Myanmar demanded an advance amount in US dollars before effecting supplies, while keeping the pricing open as per its commercial convenience. The proposition fell through. Later, Indian PSUs imported Myanmar pulses via Singapore traders at market prices on Government account.
India has been chasing Iran for a wheat deal to offset crude imports, under rupee payment. Pakistan is pursuing Iran for a similar wheat deal to barter urea.
Wheat-related phyto-sanitary concerns of Iran have stalled commercial activity on a G to G basis, while it has contracted more than 3 million tonnes wheat from US/Australia/Russia through MNCs. Indian trade is profitably exporting other commodities such as basmati rice, sugar, soymeal and tea to Iran and offsetting crude payments partially.
The above examples suggest that G to G deals are offered when a country cannot sell its product on internationally competitive terms. In the era of “world wide web” of the Internet, transparency of pricing and contractual terms cannot be kept opaque. Overpriced commodities cannot be bought. Cargoes priced below market datum cannot be sold even by state agencies.
Behind the façade of Government deals, private trade is active most of the time. Buying nations are overcautious and unless it is advantageous, deals cannot be formalised. Since traders offer deals on marked to market values, they are neither cheap nor expensive. So no questions can be asked.
China does not undertake any G to G business. Neither Indonesia nor South Africa offers coal on G to G basis. Australia and the US do not make such unworkable propositions either. Russia sells grains at market-determined prices, though they were the hub of socialism not too long ago.
Egypt, the world’s biggest wheat buyer, annually imports 8 million tonnes from all origins against bids received from private entities. The price volatility of commodities does not augur well with the inflexibility built into Government deals.
However, there is a fine distinction between G to G understanding and barter/counter-trade, or offset mechanism.
Iran’s acceptance of 45 per cent rupee payment mechanism for its crude oil is a “reciprocal” benefit that it foresees when US sanctions are imposed with full force.
Likewise, Malaysia concluded a counter-trade deal with India for building a rail line by IRCON, in return for supply of palm oil to MMTC.
The contract lived through 1999-2003, but each time palm oil price fixing with Malaysian counterparties remained a controversial grey area.
Structured counter-trade or counter-purchase mechanisms, formally called “Special Trading Arrangements”, are also padded with questionable facilitation or intermediation costs that come out of the national exchequer.
The barter (Trade Plan) agreements with former Soviet Union and East European countries from 1960 to 1990 were mutually beneficial at that point of time.
India “imported” defence equipment in rupees as NATO-compatible armaments were not available to our armed forces.
All deals were “secret” and commodities such as rice, coffee, tea etc, could be “exported” in rupees at a premium to the Soviet bloc.
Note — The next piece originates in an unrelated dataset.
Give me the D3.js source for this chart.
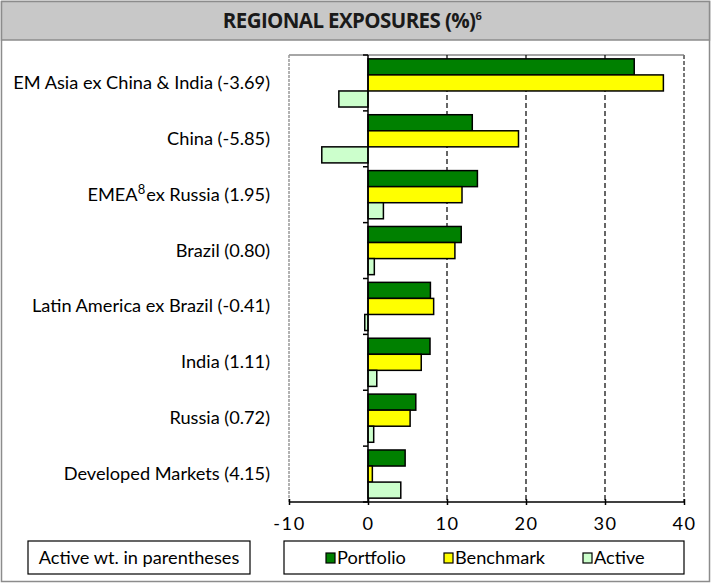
<!DOCTYPE html>
<html><head><meta charset="utf-8">
<script src="https://cdn.jsdelivr.net/npm/d3@7"></script>
<style>body{margin:0;background:#fff}svg{display:block}</style>
</head><body>
<svg id="c" width="712" height="584"></svg>
<script>
const categories = ["EM Asia ex China & India (-3.69)", "China (-5.85)", "EMEA|8|ex Russia (1.95)", "Brazil (0.80)", "Latin America ex Brazil (-0.41)", "India (1.11)", "Russia (0.72)", "Developed Markets (4.15)"];
const seriesNames = ["Portfolio", "Benchmark", "Active"];
const portfolio = [33.7, 13.2, 13.85, 11.8, 7.9, 7.85, 6.05, 4.7];
const benchmark = [37.39, 19.05, 11.9, 11.0, 8.31, 6.74, 5.33, 0.55];
const active = [-3.69, -5.85, 1.95, 0.80, -0.41, 1.11, 0.72, 4.15];
const xTicks = [-10, 0, 10, 20, 30, 40];
const colors = ["#008000", "#ffff00", "#ccffcc"];

const svg = d3.select("#c");
const font = "Lato, 'Noto Sans', sans-serif";
const fs = 18.2;
// outer frame
svg.append("rect").attr("x",1.5).attr("y",1.5).attr("width",708).attr("height",580)
  .attr("fill","#fff").attr("stroke","#8c8c8c").attr("stroke-width",1.5);
svg.append("rect").attr("x",1.5).attr("y",1.5).attr("width",708).attr("height",38.5)
  .attr("fill","#c8c8c8").attr("stroke","#8c8c8c").attr("stroke-width",1.5);
const tt = svg.append("text").attr("x",352).attr("y",28).attr("text-anchor","middle")
  .attr("font-family","'Open Sans', sans-serif").attr("font-weight","bold").attr("font-size",20.5)
  .attr("fill","#1a1a1a").attr("letter-spacing","-0.6");
tt.append("tspan").text("REGIONAL EXPOSURES (%)");
tt.append("tspan").attr("font-size",11).attr("dy",-8).text("6");

const L = 289, R = 684, T = 55, B = 502;
const x = d3.scaleLinear().domain([-10, 40]).range([L, R]);
const y = d3.scaleBand().domain(d3.range(categories.length)).range([T, B]);
const ys = d3.scaleBand().domain(seriesNames).range([0, y.bandwidth()]).paddingOuter(0.24);

// plot border
const g = svg.append("g");
g.append("line").attr("x1",L).attr("x2",R).attr("y1",T).attr("y2",T).attr("stroke","#888").attr("stroke-width",1.5);
g.append("line").attr("x1",L).attr("x2",L).attr("y1",T).attr("y2",B).attr("stroke","#999").attr("stroke-width",1.5).attr("stroke-dasharray","3,1");
// gridlines
xTicks.filter(d => d > 0).forEach(d => {
  g.append("line").attr("x1",x(d)).attr("x2",x(d)).attr("y1",T).attr("y2",B)
    .attr("stroke", d === 40 ? "#777" : "#000").attr("stroke-width", d === 40 ? 2 : 1.2)
    .attr("stroke-dasharray", d === 40 ? "4,2" : "5,3");
});

// bars
const series = [portfolio, benchmark, active];
series.forEach((vals, si) => {
  g.selectAll(null).data(vals).enter().append("rect")
    .attr("x", d => x(Math.min(0, d)))
    .attr("width", d => Math.abs(x(d) - x(0)))
    .attr("y", (d, i) => y(i) + ys(seriesNames[si]))
    .attr("height", ys.bandwidth())
    .attr("fill", colors[si]).attr("stroke", "#000").attr("stroke-width", 1.5);
});

// category axis at 0
g.append("line").attr("x1",x(0)).attr("x2",x(0)).attr("y1",T).attr("y2",B).attr("stroke","#000").attr("stroke-width",1.5);
d3.range(categories.length + 1).forEach(i => {
  const yy = T + i * y.step();
  g.append("line").attr("x1",x(0)-5).attr("x2",x(0)).attr("y1",yy).attr("y2",yy).attr("stroke","#000").attr("stroke-width",1.5);
});

// x axis
const xa = svg.append("g").attr("transform", `translate(0,${B})`)
  .call(d3.axisBottom(x).tickValues(xTicks).tickSize(4));
xa.select(".domain").attr("stroke","#000").attr("stroke-width",1.5).attr("d", `M${L},0H${R}`);
xa.selectAll(".tick line").attr("stroke","#000").attr("stroke-width",1.5).attr("y1",-3).attr("y2",3);
xa.selectAll(".tick text").attr("font-family",font).attr("font-size",fs).attr("fill","#000").attr("y",15).attr("dy","0.71em")
  .text(d => d < 0 ? "-" + Math.abs(d) : d).attr("letter-spacing", "1.5");

// category labels
categories.forEach((c, i) => {
  const t = svg.append("text").attr("x", 270).attr("y", y(i) + y.bandwidth()/2 + 6)
    .attr("text-anchor","end").attr("font-family",font).attr("font-size",fs).attr("fill","#000");
  const parts = c.split("|");
  if (parts.length === 3) {
    t.append("tspan").text(parts[0]);
    t.append("tspan").attr("font-size",13).attr("dy",-7).text(parts[1]);
    t.append("tspan").attr("dy",7).attr("dx",1).text(parts[2]);
  } else t.text(c);
});

// note box
svg.append("rect").attr("x",28).attr("y",541).attr("width",222).attr("height",33).attr("fill","#fff").attr("stroke","#000").attr("stroke-width",1.2);
svg.append("text").attr("x",139).attr("y",564).attr("text-anchor","middle").attr("font-family",font).attr("font-size",fs).text("Active wt. in parentheses");

// legend box
svg.append("rect").attr("x",284).attr("y",541).attr("width",400).attr("height",33).attr("fill","#fff").attr("stroke","#000").attr("stroke-width",1.2);
const legX = [326, 444, 583];
seriesNames.forEach((s, i) => {
  svg.append("rect").attr("x",legX[i]).attr("y",553).attr("width",9).attr("height",10)
    .attr("fill",colors[i]).attr("stroke","#000").attr("stroke-width",1.2);
  svg.append("text").attr("x",legX[i]+11).attr("y",564).attr("font-family",font).attr("font-size",fs).text(s);
});
</script>
</body></html>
Similarly, their technology of producing steel, aluminium and copper was not acceptable to the Far-East or West, while India was a ready market for them.
Soviet Union also supported India in the UN Security Council against Pakistan. It was a win-win situation for both sides.
Those circumstances have ceased to exist; transparency is the rule of law; media, newswires and web technologies have demolished “secrecy”; audit and vigilance are overactive, and therefore any state-sponsored deal should be shunned with a barge pole.
It is time to say ‘goodbye’ to all Government to Government mechanisms on trade matters — whether on commercial terms or barter of some sort.